Why are the deaf overlooked?

Why are the deaf overlooked?

This letter is in reference to the column, “Disability rights go global” featured in The Vindicator on Aug. 7.

Bob Dole, the article’s author and the Republican candidate for president in 1996, knows the hardships that disabled Americans endure these days. According to the 2009 report by the Ohio Rehabilitation Services Commission, 70 percent of the disabled are unemployed, and many deaf clients are under-served and face accessibility issues in employment and in health care programs.

During Dole’s term with the U.S. Senate, he had a deaf staff member in his office on Capitol Hill. Dole supports human rights for the disabled, including the deaf.

At this point, leaders of several national-level disability organizations are actively involved in speaking engagements to support a resolution on the ratification of the Convention on the Rights of Persons with Disabilities (CRPD) before Election Day in November.

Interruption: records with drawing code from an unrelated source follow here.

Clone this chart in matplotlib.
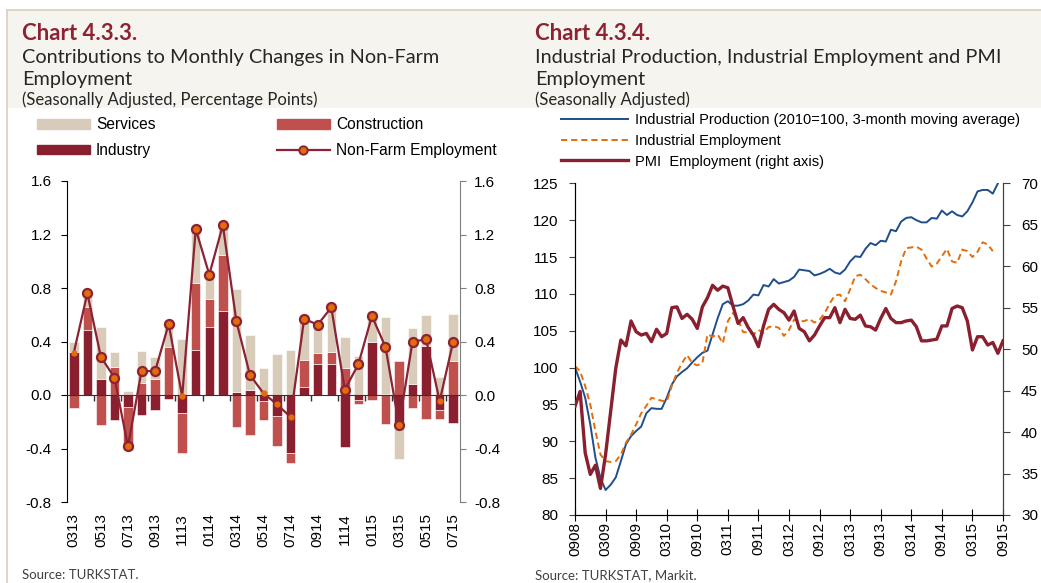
import numpy as np
import pandas as pd
import matplotlib
matplotlib.use('Agg')
import matplotlib.pyplot as plt
from matplotlib.patches import Rectangle, Patch
from matplotlib.lines import Line2D

plt.rcParams['axes.unicode_minus'] = False
plt.rcParams['font.family'] = ['Liberation Sans', 'DejaVu Sans']

# ---- Chart 4.3.3 data (contributions, percentage points) ----
months_left = ['0313', '0413', '0513', '0613', '0713', '0813', '0913', '1013', '1113', '1213',
               '0114', '0214', '0314', '0414', '0514', '0614', '0714', '0814', '0914', '1014',
               '1114', '1214', '0115', '0215', '0315', '0415', '0515', '0615', '0715']
industry = [0.32, 0.485, 0.12, -0.19, -0.09, -0.15, -0.11, -0.03, -0.135, 0.34,
            0.51, 0.63, 0.025, 0.04, -0.045, -0.16, -0.435, 0.0625, 0.235, 0.23,
            -0.39, -0.035, 0.40, 0.005, -0.205, 0.085, 0.37, -0.11, -0.21]
construction = [-0.095, 0.17, -0.225, 0.21, -0.32, 0.09, 0.12, 0.36, -0.30, 0.50,
                0.205, 0.415, -0.24, -0.30, -0.145, -0.22, -0.07, 0.20, 0.08, 0.09,
                0.20, -0.03, -0.035, -0.22, 0.255, -0.10, -0.18, -0.07, 0.255]
services = [0.08, 0.10, 0.385, 0.11, 0.03, 0.24, 0.165, 0.20, 0.42, 0.40,
            0.185, 0.22, 0.765, 0.41, 0.20, 0.31, 0.34, 0.315, 0.215, 0.335,
            0.23, 0.29, 0.225, 0.575, -0.275, 0.415, 0.23, 0.135, 0.35]
nonfarm = [0.315, 0.76, 0.285, 0.13, -0.385, 0.18, 0.178, 0.53, -0.01, 1.24,
           0.90, 1.27, 0.55, 0.15, 0.0125, -0.07, -0.165, 0.57, 0.525, 0.655,
           0.04, 0.23, 0.59, 0.36, -0.225, 0.40, 0.415, -0.045, 0.40]
small_pts = [0, 8, 14, 15, 16, 27]   # points drawn with a small marker

# ---- Chart 4.3.4 data ----
months_right = list(pd.period_range('2008-09', '2015-09', freq='M').strftime('%m%y'))
ind_prod = [100.0, 98.1, 95.9, 92.3, 87.8, 85.0, 83.4, 84.1, 85.1, 87.3,
            89.6, 90.7, 91.4, 92.0, 93.8, 94.5, 94.4, 94.4, 95.9, 97.7,
            98.8, 99.4, 99.9, 100.7, 101.4, 102.0, 102.3, 104.5, 106.7, 108.6,
            109.0, 108.4, 108.4, 108.6, 109.1, 109.9, 109.8, 111.2, 111.0, 112.0,
            111.4, 111.6, 111.8, 112.3, 113.3, 113.2, 113.1, 112.5, 112.7, 113.0,
            113.4, 112.9, 112.7, 113.3, 114.4, 115.1, 115.0, 116.1, 116.9, 116.6,
            117.2, 117.1, 118.7, 118.5, 119.8, 120.3, 120.4, 120.0, 119.7, 119.7,
            120.3, 120.2, 121.3, 120.7, 121.2, 120.7, 120.5, 121.2, 122.4, 123.9,
            124.1, 124.1, 123.6, 125.0]
ind_emp = [100.2, 99.5, 97.5, 95.0, 91.4, 88.2, 87.3, 87.2, 87.3, 88.2,
           89.8, 90.9, 92.3, 93.8, 94.8, 95.9, 95.7, 95.5, 95.4, 97.5,
           99.3, 100.6, 101.7, 100.6, 100.3, 100.6, 104.5, 104.2, 104.5, 103.3,
           106.3, 107.4, 106.5, 104.8, 104.8, 104.5, 105.1, 104.7, 105.5, 105.6,
           105.4, 104.3, 105.1, 106.5, 106.3, 106.3, 106.6, 106.1, 106.5, 107.4,
           108.7, 109.8, 109.9, 109.0, 110.6, 112.4, 112.6, 112.0, 111.3, 110.8,
           110.4, 110.2, 109.9, 111.7, 114.4, 116.2, 116.3, 116.4, 116.0, 114.8,
           113.7, 114.1, 115.1, 116.1, 114.4, 114.2, 116.0, 115.8, 115.0, 115.7,
           117.0, 116.7, 115.8]
pmi_emp = [43.1, 44.9, 37.5, 34.9, 36.0, 33.2, 37.3, 42.5, 47.7, 51.1,
           50.4, 53.4, 52.1, 51.7, 51.9, 50.9, 52.4, 51.5, 51.9, 55.0,
           55.1, 53.7, 54.2, 53.6, 52.5, 55.1, 56.2, 57.7, 57.1, 57.6,
           57.4, 55.2, 53.1, 53.8, 52.6, 51.7, 50.3, 52.8, 54.8, 55.4,
           54.8, 54.4, 53.5, 54.6, 52.5, 52.1, 51.0, 51.7, 52.8, 53.8,
           53.8, 55.0, 53.2, 54.8, 53.7, 53.6, 54.1, 52.8, 52.7, 52.3,
           53.7, 54.9, 53.7, 53.2, 53.2, 53.4, 53.5, 52.7, 51.0, 51.0,
           51.1, 51.2, 52.8, 52.8, 54.9, 55.2, 55.0, 53.4, 49.9, 51.5,
           51.5, 50.5, 50.8, 49.5, 51.0]

c_ser = '#D9CBBA'
c_con = '#C0504D'
c_ind = '#8A1F2F'
c_line = '#8B2332'
c_orange = '#E46C0A'
c_blue = '#1F4E8A'
title_col = '#8B2332'
txt_col = '#262626'

W, H = 1041, 583
fig = plt.figure(figsize=(W / 100, H / 100), dpi=100)


def fx(px):
    return px / W


def fy(py):
    return 1 - py / H


# title band and frame
fig.patches.append(Rectangle((fx(7), fy(108)), 1, fy(10) - fy(108), transform=fig.transFigure,
                             facecolor='#F6F4EE', edgecolor='none', zorder=0))
fig.add_artist(Line2D([fx(7), 1], [fy(10), fy(10)], color='#D8CFBF', lw=1.2))
fig.add_artist(Line2D([fx(7), fx(7)], [fy(10), 0], color='#D8CFBF', lw=1.2))

for x0, num, sub1, sub2, sub3, src in [
        (22, 'Chart 4.3.3.', 'Contributions to Monthly Changes in Non-Farm', 'Employment',
         '(Seasonally Adjusted, Percentage Points)', 'Source: TURKSTAT.'),
        (535, 'Chart 4.3.4.', 'Industrial Production, Industrial Employment and PMI', 'Employment',
         '(Seasonally Adjusted)', 'Source: TURKSTAT, Markit.')]:
    fig.text(fx(x0), fy(33), num, family='Lato', weight='bold', fontsize=16, color=title_col, va='center')
    fig.text(fx(x0), fy(57), sub1, family='Lato', fontsize=14.3, color=txt_col, va='center')
    fig.text(fx(x0), fy(79), sub2, family='Lato', fontsize=14.3, color=txt_col, va='center')
    fig.text(fx(x0), fy(100), sub3, family='Lato', fontsize=12, color=txt_col, va='center')
    fig.text(fx(x0), fy(575), src, family='Lato', fontsize=9.5, color='#404040', va='center')

# ---------------- left chart ----------------
ax1 = fig.add_axes([fx(67), fy(502), fx(460) - fx(67), fy(181) - fy(502)])
x = np.arange(len(months_left))
pos_base = np.zeros(len(x))
neg_base = np.zeros(len(x))
for vals, col in [(industry, c_ind), (construction, c_con), (services, c_ser)]:
    vals = np.array(vals)
    bottom = np.where(vals >= 0, pos_base, neg_base)
    ax1.bar(x, vals, 0.7, bottom=bottom, color=col, edgecolor='white', linewidth=0.4, zorder=2)
    pos_base += np.clip(vals, 0, None)
    neg_base += np.clip(vals, None, 0)

nf = np.array(nonfarm)
big = np.array([i not in small_pts for i in x])
ax1.plot(x, nf, color=c_line, lw=1.6, zorder=4)
ax1.plot(x[big], nf[big], 'o', ms=6.5, mfc=c_orange, mec=c_line, mew=1.6, ls='none', zorder=5)
ax1.plot(x[~big], nf[~big], 'o', ms=3.5, mfc=c_orange, mec=c_orange, ls='none', zorder=5)

ax1.set_xlim(-0.5, len(x) - 0.5)
ax1.set_ylim(-0.8, 1.6)
yt = np.arange(-0.8, 1.61, 0.4)
ax1.set_yticks(yt, ['%.1f' % v for v in yt])
ax1.spines['top'].set_visible(False)
ax1.spines['right'].set_visible(False)
ax1.spines['bottom'].set_position(('data', 0))
ax1.spines['bottom'].set_color('#333333')
ax1.set_xticks(np.arange(1.5, len(x) - 1, 2))
ax1.set_xticklabels([])
ax1.tick_params(axis='x', direction='out', length=4, width=1, color='#333333')
ax1.tick_params(axis='y', direction='out', length=4, labelsize=11, pad=7)

sec = ax1.secondary_xaxis(0)
sec.set_xticks(x[::2], months_left[::2], rotation=90)
sec.tick_params(length=0, labelsize=11, pad=8)
sec.spines['bottom'].set_visible(False)

ax1r = ax1.twinx()
ax1r.set_ylim(-0.8, 1.6)
ax1r.set_yticks(yt, ['%.1f' % v for v in yt])
for s in ['top', 'left', 'bottom']:
    ax1r.spines[s].set_visible(False)
ax1r.spines['right'].set_color('#7F7F7F')
ax1r.tick_params(axis='y', direction='out', length=4, color='#7F7F7F', labelsize=11, pad=6)

leg_kw = dict(frameon=False, fontsize=11.2, handlelength=3.4, handleheight=0.6, handletextpad=0.4,
              labelspacing=0.7, borderpad=0, borderaxespad=0, loc='center left')
fig.legend(handles=[Patch(color=c_ser), Patch(color=c_ind)], labels=['Services', 'Industry'],
           bbox_to_anchor=(fx(37), fy(137.5)), **leg_kw)
fig.legend(handles=[Patch(color=c_con),
                    Line2D([], [], color=c_line, lw=1.6, marker='o', ms=6, mfc=c_orange, mec=c_line, mew=1.4)],
           labels=['Construction', 'Non-Farm Employment'],
           bbox_to_anchor=(fx(277), fy(137.5)), **leg_kw)

# ---------------- right chart ----------------
ax2 = fig.add_axes([fx(575), fy(515), fx(1003) - fx(575), fy(183.3) - fy(515)])
xr = np.arange(len(months_right))
ax2.plot(xr[:len(ind_prod)], ind_prod, color=c_blue, lw=1.4, zorder=3)
ax2.plot(xr[:len(ind_emp)], ind_emp, color=c_orange, lw=1.4, ls=(0, (3.2, 2)), zorder=3)
ax2.set_xlim(0, len(months_right) - 1)
ax2.set_ylim(80, 125)
ax2.set_yticks(np.arange(80, 126, 5))
ax2.set_xticks(xr[::6], [months_right[i] for i in xr[::6]], rotation=90)
ax2.spines['top'].set_visible(False)
ax2.spines['left'].set_color('#404040')
ax2.spines['right'].set_color('#404040')
ax2.tick_params(axis='x', direction='inout', length=8, labelsize=11, pad=1)
ax2.tick_params(axis='y', direction='out', length=4, labelsize=11, pad=8, color='#404040')

ax2r = ax2.twinx()
ax2r.plot(xr[:len(pmi_emp)], pmi_emp, color=c_ind, lw=2.4, zorder=4)
ax2r.set_ylim(30, 70)
ax2r.set_yticks(np.arange(30, 71, 5))
ax2r.spines['top'].set_visible(False)
ax2r.spines['right'].set_color('#404040')
ax2r.tick_params(axis='y', direction='out', length=5, labelsize=11, pad=8, color='#404040')

fig.legend(handles=[Line2D([], [], color=c_blue, lw=1.4),
                    Line2D([], [], color=c_orange, lw=1.4, ls=(0, (3.2, 2))),
                    Line2D([], [], color=c_ind, lw=2.4)],
           labels=['Industrial Production (2010=100, 3-month moving average)',
                   'Industrial Employment', 'PMI  Employment (right axis)'],
           loc='center left', bbox_to_anchor=(fx(561), fy(141)), frameon=False, fontsize=10.5,
           handlelength=4.6, handletextpad=0.5, labelspacing=0.45, borderpad=0, borderaxespad=0)

fig.savefig('out.png', dpi=100)
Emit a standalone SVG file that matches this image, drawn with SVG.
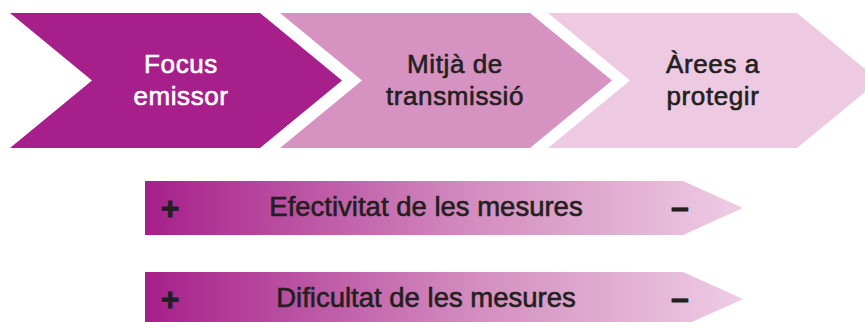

On July 25, the National Association of the Deaf (NAD) urged deaf leaders of state associations of the deaf to take immediate action by calling U.S. senators to support the ratification of the CRPD which my association’s officers, and I did.

A few days ago I watched the Democratic National Convention Platform Draft Committee’s July 27 hearing on C-SPAN. This three-day hearing at the Marquette Hotel in Minneapolis, Minn., was chaired by former Ohio Gov. Ted Strickland.

One of the speakers who gave testimony on CRPD was a hearing administrator of a national organization for the disabled. To my disappointment, no representative from a national organization of the deaf or from Minnesota’s deaf affiliates was in attendance at the committee meeting. In our country, deaf Americans are under-served and under-appreciated.

The question is why do American politicians reach out to disabled leaders who can hear, not the deaf?

Irene Tunanidas, Boardman

The writer is vice president of the Ohio Association of the Deaf.